Indonesia menjadi pionir implementasi biodiesel B30
Ilustrasi biodiesel B10, B20, B30, dan B100. Sumber: sawitindonesia.com.

“Implementasi biodiesel telah berjalan dengan sukses selama 15 tahun dan menjadikan Indonesia pionir dalam pemanfaatan biodiesel dengan blended rate 30%,” kata Arifin Tasrif, Menteri Energi dan Sumber Daya Mineral.

Hal itu dikatakan Arifin pada dialog webinar APROBI (Asosiasi Produsen Biofuels Indonesia) dan Majalah Sawit Indonesia.

Webinar dilakukan Selasa, 30 Nopember 2021 dengan tema, Menjaga Keberlanjutan Mandatori Biodiesel: Indonesia Menuju B40.

Biodiesel merupakan bahan bakar terbarukan berbahan baku lemak hewani maupun nabati, yang berupa metil ester asam lemak atau fatty acid methyl ester (FAME).

FAME sudah lama dikembangkan sebagai pengganti minyak bumi (petroleum diesel).

Pembuatan biodiesel ini pertama kali dilakukan E. Duffy dan J. Patrick pada 1853, jauh sebelum mesin diesel ditemukan.

Empat puluh tahun kemudian, 1893, Rudolf Diesel berhasil merakit mesin diesel pertama di Augsburg, Jerman. Mesin ini diperkenalkan di World’s Fair di Paris, Perancis.

Pada waktu itu, mesin diesel dioperasikan dengan bahan bakar biodiesel dari minyak kacang tanah.

Sekarang biodiesel dapat dibuat dari berbagai bahan baku dengan berbagai macam teknik, termasuk esterifikasi dan transesterifikasi.

Di Indonesia, biodiesel yang berkembang adalah berbahan baku minyak sawit mentah (crude palm oil atau CPO).

CPO tersebut diolah dari tandan buah segar (TBS), baik dari kebun sawit petani maupun pengusaha.

Pembuatan biodiesel dimulai dengan pemurnian CPO menjadi RBDPO (Refined, Bleached, Deodorized Palm Oil).

Kemudian RBDPO ditransesterifikasi pada suhu 65-75 derajat C. Di mesin pencampur, RBDPO dicampur dengan methanol dan sodium methylate untuk memisahkan FAME dan gliserin.

Kemudian FAME dicuci, dikeringkan, dan disaring sehingga kualitasnya menjadi luar biasa.

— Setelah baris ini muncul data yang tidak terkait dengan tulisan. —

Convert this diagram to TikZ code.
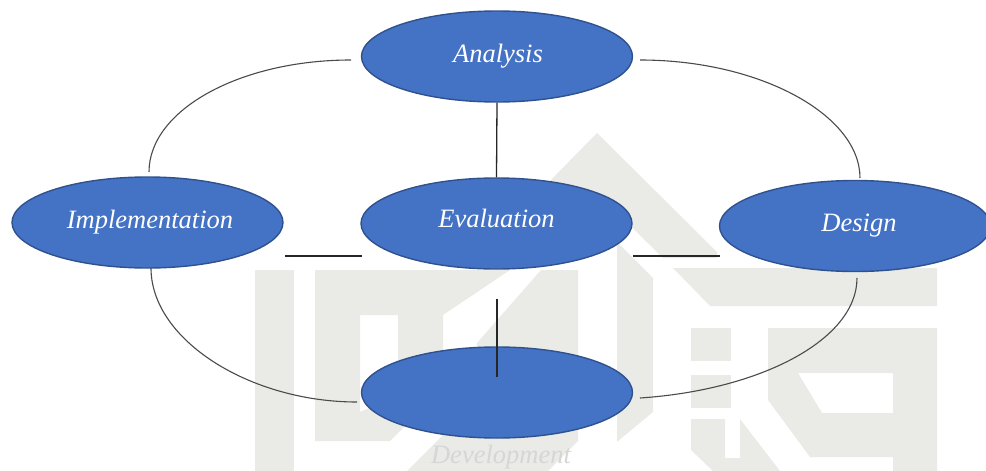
\documentclass[tikz,border=0pt]{standalone}
\usepackage{xcolor}
\usepackage{fontspec}
\setmainfont{Liberation Serif}
\usetikzlibrary{shapes.geometric, positioning}
\definecolor{phasefill}{HTML}{4472C4}
\definecolor{phaseedge}{HTML}{2F528F}
\definecolor{markgrey}{HTML}{EAEBE7}
\definecolor{curvegrey}{HTML}{4A4A4A}

\begin{document}
\begin{tikzpicture}[
    x=1pt, y=-1pt,
    phase/.style={ellipse, draw=phaseedge, line width=1.4pt, fill=phasefill, inner sep=0pt, minimum width=271pt, minimum height=91pt, text=white, font=\fontsize{26.5}{30}\selectfont\itshape},
    caption/.style={inner sep=0pt, text=black!16, font=\fontsize{26.5}{30}\selectfont\itshape},
    curve/.style={draw=curvegrey, line width=1.1pt},
    stem/.style={draw=black!85, line width=1.3pt}
]
\useasboundingbox (0,0) rectangle (986,471);

% Background mark
\fill[markgrey] (255,270) rectangle (294,471);
\fill[markgrey, even odd rule] (315,270) -- (510,270) -- (443,315) -- (443,388) -- (390,441) -- (315,441) -- cycle
    (360,315) -- (398,315) -- (398,395) -- (360,412) -- cycle;
\fill[markgrey] (541,270) -- (578,270) -- (578,441) -- (548,471) -- (407,471) -- (470,408) -- (477,343) -- cycle;
\fill[markgrey] (597,133) -- (717,252) -- (717,258) -- (663,258) -- (600,196) -- (578,240) -- (541,240) -- (541,190) -- cycle;
\fill[markgrey] (600,225) -- (653,278) -- (653,412) -- (618,441) -- (617,441) -- (617,225) -- cycle;
\fill[markgrey] (673,268) -- (937,268) -- (937,306) -- (710,306) -- cycle;
\fill[markgrey] (691,328) rectangle (731,361);
\fill[markgrey] (691,375) rectangle (731,408);
\fill[markgrey] (691,419) -- (725,419) -- (725,458) -- (740,458) -- (740,419) -- (780,471) -- (713,471) -- (691,450) -- cycle;
\fill[markgrey, even odd rule] (768,328) -- (937,328) -- (937,471) -- (893,471) -- (893,457) -- (810,457) -- (768,400) -- cycle
    (798,373) -- (893,373) -- (893,413) -- (822,413) -- cycle;

% Phases
\node[phase] (analysis) at (497,56.5) {\raisebox{-2pt}{\hspace{2pt}Analysis}};
\node[phase] (implementation) at (147.5,222.5) {\raisebox{2pt}{\hspace{5pt}Implementation}};
\node[phase] (evaluation) at (496.5,223.5) {\raisebox{11pt}{Evaluation}};
\node[phase] (design) at (855,226) {\raisebox{-5pt}{\hspace{8pt}Design}};
\node[phase] (development) at (497,392.5) {};
\node[caption] (devlabel) at (501,457) {Development};

% Free ends
\coordinate (analysisW) at (351,60);
\coordinate (analysisE) at (640,60);
\coordinate (implN) at (149,172);
\coordinate (implS) at (151,268);
\coordinate (designN) at (860,178);
\coordinate (designS) at (857,278);
\coordinate (devW) at (357,402);
\coordinate (devE) at (640,398);
\coordinate (evalS) at (497,299);
\coordinate (devC) at (497,377);
\coordinate (implR) at (285,256);
\coordinate (evalL) at (362,256);
\coordinate (evalR) at (633,256);
\coordinate (designL) at (720,256);

% Cycle
\draw[curve] (analysisW) .. controls (240,60) and (149,110) .. (implN);
\draw[curve] (analysisE) .. controls (760,60) and (860,115) .. (designN);
\draw[curve] (designS) .. controls (857,340) and (760,390) .. (devE);
\draw[curve] (implS) .. controls (151,340) and (250,402) .. (devW);

% Links to the centre
\draw[stem] (analysis.south) -- (evaluation.north);
\draw[stem] (evalS) -- (devC);
\draw[stem] (implR) -- (evalL);
\draw[stem] (evalR) -- (designL);

\end{tikzpicture}
\end{document}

FAME atau biodiesel murni ini siap digunakan.

Sesuai mandatori biodiesel, FAME dicampur ke solar pada tingkat pencampuran (blended rate) 2,5% (tahun 2008), 7,5% (tahun 2010), 15% (April 2015), 20% (Januari 2016), dan 30% (Januari 2020).

Solar fosil yang dicampur FAME 30% disebut biodiesel B30, yang berarti kadar solar fosil (diesel oil) 70% dan FAME 30%.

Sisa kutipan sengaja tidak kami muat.